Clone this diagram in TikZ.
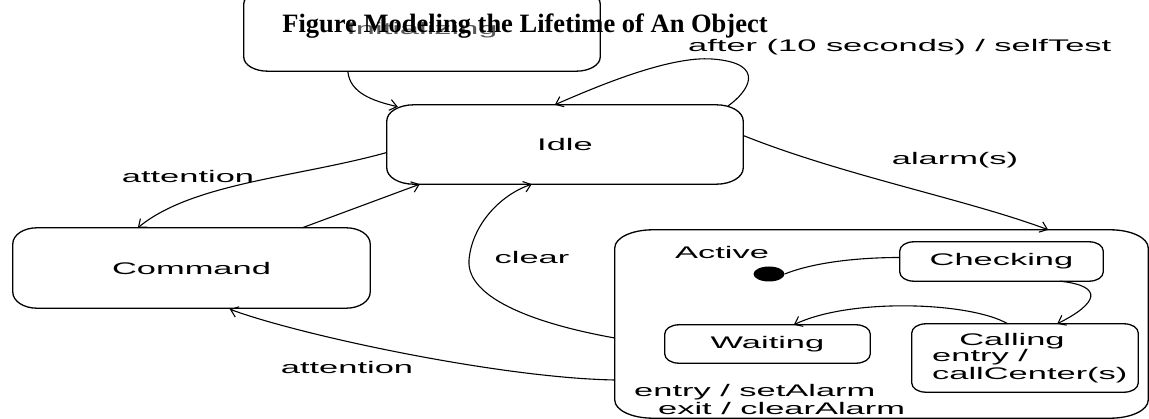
\documentclass[tikz,border=0pt]{standalone}
\usepackage{fontspec}
\setmainfont{Liberation Serif}
\newfontfamily\diagfont[FakeStretch=2.05]{Liberation Sans}
\usetikzlibrary{arrows.meta,calc,shapes.geometric}

% outline of a state box with elliptic corners around a named node
\newcommand\ovalframe[3]{%
  \draw[frame] ($(#1.north west)+(#2,0)$) -- ($(#1.north east)+(-#2,0)$)
    arc[start angle=90,end angle=0,x radius=#2pt,y radius=#3pt]
    -- ($(#1.south east)+(0,-#3)$)
    arc[start angle=0,end angle=-90,x radius=#2pt,y radius=#3pt]
    -- ($(#1.south west)+(#2,0)$)
    arc[start angle=270,end angle=180,x radius=#2pt,y radius=#3pt]
    -- ($(#1.north west)+(0,#3)$)
    arc[start angle=180,end angle=90,x radius=#2pt,y radius=#3pt]
    -- cycle;}

\tikzset{
  box/.style={draw=none, inner sep=0pt},
  frame/.style={line width=1.3pt, line join=round},
  trans/.style={line width=1.1pt, -{Straight Barb[length=7pt,width=11pt]}},
  plainline/.style={line width=1.1pt},
  txt/.style={inner sep=0pt},
}

\begin{document}
\begin{tikzpicture}[x=1pt, y=-1pt, font={\diagfont\fontsize{16.8pt}{19pt}\selectfont}]
\useasboundingbox (0,0) rectangle (1149,419);
\clip (0,0) rectangle (1149,419);

% states
\node[box, minimum width=356pt, minimum height=81pt, text=black!65] (init) at (422,30.5) {Initializing};
\node[box, minimum width=356pt, minimum height=79pt] (idle) at (565,144.5) {Idle};
\node[box, minimum width=357pt, minimum height=80pt] (cmd) at (191.5,268) {Command};
\node[box, minimum width=533pt, minimum height=188pt] (active) at (881.5,324) {};
\node[box, minimum width=203pt, minimum height=39pt] (checking) at (1001.5,261.5) {Checking};
\node[box, minimum width=205pt, minimum height=38pt] (waiting) at (767.5,344) {Waiting};
\node[box, minimum width=226pt, minimum height=68pt] (calling) at (1025,358) {};
\node[ellipse, fill=black, inner sep=0pt, minimum width=31pt, minimum height=15pt] (start) at (769,274) {};

\ovalframe{init}{24}{14}
\ovalframe{idle}{27}{16}
\ovalframe{cmd}{24}{16}
\ovalframe{active}{38}{18}
\ovalframe{checking}{14}{9}
\ovalframe{waiting}{14}{9}
\ovalframe{calling}{14}{9}

% texts inside the composite state
\node[txt, anchor=west] (activename) at (675,252) {Active};
\node[txt, anchor=west] (entryact) at (634,392) {entry / setAlarm};
\node[txt, anchor=west] (exitact) at (658,408.5) {exit / clearAlarm};
\node[txt] (callname) at (1012,341) {Calling};
\node[txt, anchor=west] (callentry) at (932,357) {entry /};
\node[txt, anchor=west] (callaction) at (932,375) {callCenter(s)};

% transitions
\draw[trans] ($(init.south west)+(104,0)$) .. controls +(2,22) and +(-25,-6) .. ($(idle.north west)+(11,2)$);
\draw[trans] ($(idle.north east)+(-15,1)$) .. controls (748,92) and (768,63) .. (712,59)
  .. controls (670,56) and (600,85) .. ($(idle.north west)+(168,0)$);
\draw[trans] ($(idle.west)+(0,8)$) .. controls +(-90,25) and +(55,-45) .. ($(cmd.north west)+(125,0)$);
\draw[trans] ($(cmd.north east)+(-68,0)$) -- ($(idle.south west)+(33,0)$);
\draw[trans] ($(active.west)+(0,14)$) .. controls +(-73,-13) and +(-3,40) .. (469,260)
  .. controls (472,225) and (500,195) .. ($(idle.south west)+(145,0)$);
\draw[trans] ($(active.west)+(0,56)$) .. controls +(-115,-2) and +(70,26) .. ($(cmd.south west)+(217,1)$);
\draw[trans] ($(idle.east)+(0,-9)$) .. controls +(100,40) and +(-80,-30) .. ($(active.north east)+(-100,0)$);
\draw[plainline] ($(checking.west)+(0,-4)$) .. controls +(-40,0) and +(30,-12) .. (start.east);
\draw[trans] ($(checking.south east)+(-43,0)$) .. controls +(45,5) and +(40,-20) .. ($(calling.north east)+(-81,0)$);
\draw[trans] ($(calling.north west)+(96,0)$) .. controls +(-38,-22) and +(56,-27) .. ($(waiting.north west)+(129,0)$);

% transition labels
\node[txt, anchor=west] (lblafter) at (688,47) {after (10 seconds) / selfTest};
\node[txt] (lblatt1) at (188,176) {attention};
\node[txt] (lblalarm) at (955,160) {alarm(s)};
\node[txt] (lblclear) at (532,257) {clear};
\node[txt] (lblatt2) at (347,367) {attention};

% heading
\node[txt, anchor=base, font={\rmfamily\bfseries\fontsize{26.5pt}{30pt}\selectfont}] (title) at (525,33) {Figure Modeling the Lifetime of An Object};
\end{tikzpicture}
\end{document}
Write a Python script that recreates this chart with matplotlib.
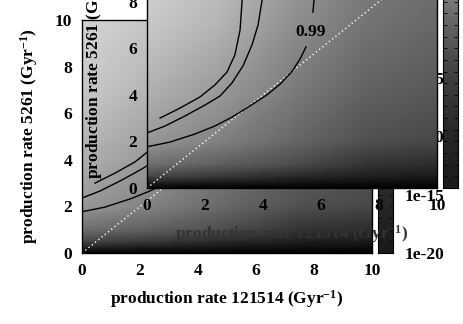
import numpy as np
import matplotlib
matplotlib.use("Agg")
import matplotlib.pyplot as plt
from matplotlib.colors import LinearSegmentedColormap, Normalize

plt.rcParams['font.family'] = ['Liberation Serif', 'DejaVu Serif']
plt.rcParams['font.weight'] = 'bold'
plt.rcParams['axes.labelweight'] = 'bold'
plt.rcParams['mathtext.fontset'] = 'custom'
plt.rcParams['mathtext.rm'] = 'Liberation Serif:bold'
plt.rcParams['mathtext.bf'] = 'Liberation Serif:bold'
plt.rcParams['mathtext.default'] = 'bf'

# grid of the map (log10 of the probability)
rate_121514 = [0, 2.5, 5, 7.5, 10]
rate_5261 = [0, 0.25, 0.5, 1, 2, 4, 7, 10]
log_prob = [
    [-30, -30, -30, -30, -30],
    [-16.7, -19.2, -22, -24, -25],
    [-9.7, -12, -15, -18.3, -20],
    [-4.8, -6.6, -8.8, -13, -14.5],
    [-1.9, -3.5, -5.6, -8.4, -9.4],
    [-1.2, -1.9, -3.9, -6.3, -7.5],
    [-0.5, -1.1, -2.4, -4.4, -5.6],
    [-0.2, -0.7, -1.7, -3.5, -4.4],
]

# contour lines
cont_a_x = [0.45, 1.14, 1.83, 2.34, 2.76, 3.03, 3.21, 3.28, 3.31]
cont_a_y = [3.0, 3.43, 3.91, 4.42, 4.98, 5.71, 6.78, 8.07, 10]
cont_b_x = [0, 0.62, 1.31, 2.0, 2.52, 2.93, 3.31, 3.62, 3.83, 3.97, 4.03]
cont_b_y = [2.36, 2.66, 3.09, 3.56, 3.95, 4.51, 5.24, 6.14, 7.0, 8.07, 10]
cont_c_x = [0, 0.79, 1.66, 2.34, 2.93, 3.55, 4.14, 4.59, 5.0, 5.28, 5.48]
cont_c_y = [1.77, 1.97, 2.32, 2.66, 3.04, 3.52, 4.0, 4.46, 5.0, 5.54, 6.05]
cont_c2_x = [5.72, 5.76, 5.83]
cont_c2_y = [7.55, 8.07, 10]
label_099 = (5.65, 6.7)

# colour bar (log10), labelled every 5 decades, top not labelled
cb_ticks = [-20, -15, -10, -5]
cb_labels = ['1e-20', '1e-15', '1e-10', '1e-5']

cmap = LinearSegmentedColormap.from_list('gp', [
    (0.0, '#000000'), (10/30, '#1a1a1a'), (15/30, '#292929'),
    (20/30, '#424242'), (25/30, '#6b6b6b'), (28/30, '#949494'),
    (1.0, '#d9d9d9')])
norm = Normalize(vmin=-30, vmax=0)

fig = plt.figure(figsize=(4.63, 3.24), dpi=100)
W, H = 463, 324
FS = 12.5


def box(l, t, r, b):
    return [l / W, (H - b) / H, (r - l) / W, (b - t) / H]


def draw_panel(ax, cax, xlab_color='black'):
    ax.pcolormesh(rate_121514, rate_5261, np.array(log_prob), cmap=cmap,
                  norm=norm, shading='gouraud', rasterized=True)
    ax.plot([0, 10], [0, 10], color='white', lw=1, ls=(0, (1, 2)))
    for cx, cy in [(cont_a_x, cont_a_y), (cont_b_x, cont_b_y),
                   (cont_c_x, cont_c_y), (cont_c2_x, cont_c2_y)]:
        ax.plot(cx, cy, color='black', lw=1, solid_joinstyle='round')
    ax.text(label_099[0], label_099[1], '0.99', fontsize=FS, ha='center',
            va='center', fontweight='bold')
    ax.set_xlim(0, 10)
    ax.set_ylim(0, 10)
    ax.set_xticks([0, 2, 4, 6, 8, 10])
    ax.set_yticks([0, 2, 4, 6, 8, 10])
    ax.tick_params(length=0, labelsize=FS, pad=7)
    ax.set_xlabel('production rate 121514 (Gyr$^{-1}$)', fontsize=FS,
                  color=xlab_color, fontweight='bold')
    ax.set_ylabel('production rate 5261 (Gyr$^{-1}$)', fontsize=FS,
                  fontweight='bold')
    ax.xaxis.set_label_coords(0.5, -0.15)
    ax.yaxis.set_label_coords(-0.145, 0.5)
    ax.patch.set_alpha(0)
    for s in ax.spines.values():
        s.set_linewidth(1)

    # colour bar, log scale from 1e-20 to 1e0, labels right aligned
    cax.imshow(np.linspace(0, -20, 200).reshape(-1, 1), cmap=cmap, norm=norm,
               aspect='auto', extent=[0, 1, -20, 0])
    cax.set_ylim(-20, 0)
    cax.set_xticks([])
    cax.yaxis.tick_right()
    cax.set_yticks(cb_ticks)
    cax.set_yticklabels(cb_labels, ha='right')
    cax.set_yticks(range(-20, 1), minor=True)
    cax.tick_params(axis='y', which='both', direction='in', left=True,
                    right=True, length=3, labelsize=FS, pad=37, width=0.6)


ax1 = fig.add_axes(box(82, 20, 372, 253))
cb1 = fig.add_axes(box(378, 20, 393, 253))
draw_panel(ax1, cb1)

ax2 = fig.add_axes(box(147, -45, 437, 188))
cb2 = fig.add_axes(box(443, -45, 458, 188))
draw_panel(ax2, cb2, xlab_color='#333333')

fig.savefig('out.png', dpi=100)
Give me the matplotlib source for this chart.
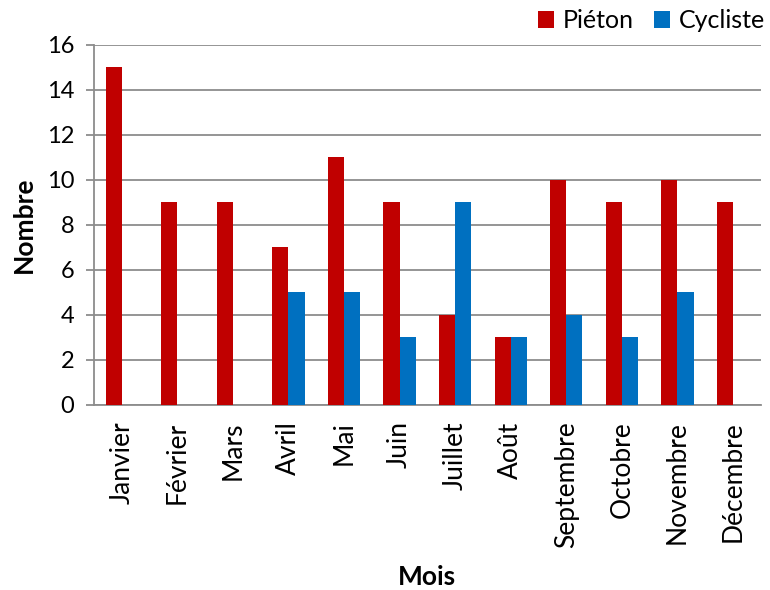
import matplotlib
matplotlib.use("Agg")
import matplotlib.pyplot as plt
import numpy as np

# monthly counts
mois = ["Janvier", "Février", "Mars", "Avril", "Mai", "Juin",
        "Juillet", "Août", "Septembre", "Octobre", "Novembre", "Décembre"]
pieton = [15, 9, 9, 7, 11, 9, 4, 3, 10, 9, 10, 9]
cycliste = [0, 0, 0, 5, 5, 3, 9, 3, 4, 3, 5, 0]

plt.rcParams["font.family"] = ["Lato", "DejaVu Sans"]

fig = plt.figure(figsize=(7.7, 5.9), dpi=100)
ax = fig.add_axes([0.122, 0.314, 0.866, 0.61])

x = np.arange(len(mois))
w = 0.29
ax.bar(x - w / 2, pieton, w, color="#C00000", label="Piéton", zorder=3)
ax.bar(x + w / 2, cycliste, w, color="#0070C0", label="Cycliste", zorder=3)

ax.set_xlim(-0.5, len(mois) - 0.5)
ax.set_ylim(0, 16)
ax.set_yticks(range(0, 17, 2))
ax.yaxis.grid(True, color="#8c8c8c", linewidth=1.3, zorder=0)
ax.set_axisbelow(True)

ax.set_xticks(x)
ax.set_xticklabels(mois, rotation=90, fontsize=19)
ax.tick_params(axis="x", length=0, pad=12)
ax.tick_params(axis="y", labelsize=17, length=6, color="#8c8c8c", width=1.3, pad=8)

for side in ["top", "right"]:
    ax.spines[side].set_visible(False)
ax.spines["left"].set_color("#8c8c8c")
ax.spines["bottom"].set_color("#8c8c8c")
ax.spines["left"].set_linewidth(1.3)
ax.spines["bottom"].set_linewidth(1.3)

ax.set_ylabel("Nombre", fontsize=19, fontweight="bold", labelpad=8)
ax.set_xlabel("Mois", fontsize=19, fontweight="bold", labelpad=12)

ax.legend(loc="lower right", bbox_to_anchor=(1.025, 1.0), ncol=2, frameon=False,
          fontsize=18, handlelength=0.65, handleheight=0.65, handletextpad=0.35,
          columnspacing=0.8, borderaxespad=0.1)

fig.savefig("out.png", dpi=100)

_WRITTEN REQUEST_
Looking above, find the stretch of lines that opens with the one holding "Write a Python" and closes with the one holding "from matplotlib.colors import". Copy it exactly, pictures excluded.

_FULL ANSWER_
Write a Python script that recreates this chart with matplotlib.
import numpy as np
import matplotlib
matplotlib.use("Agg")
import matplotlib.pyplot as plt
from matplotlib.colors import LinearSegmentedColormap, Normalize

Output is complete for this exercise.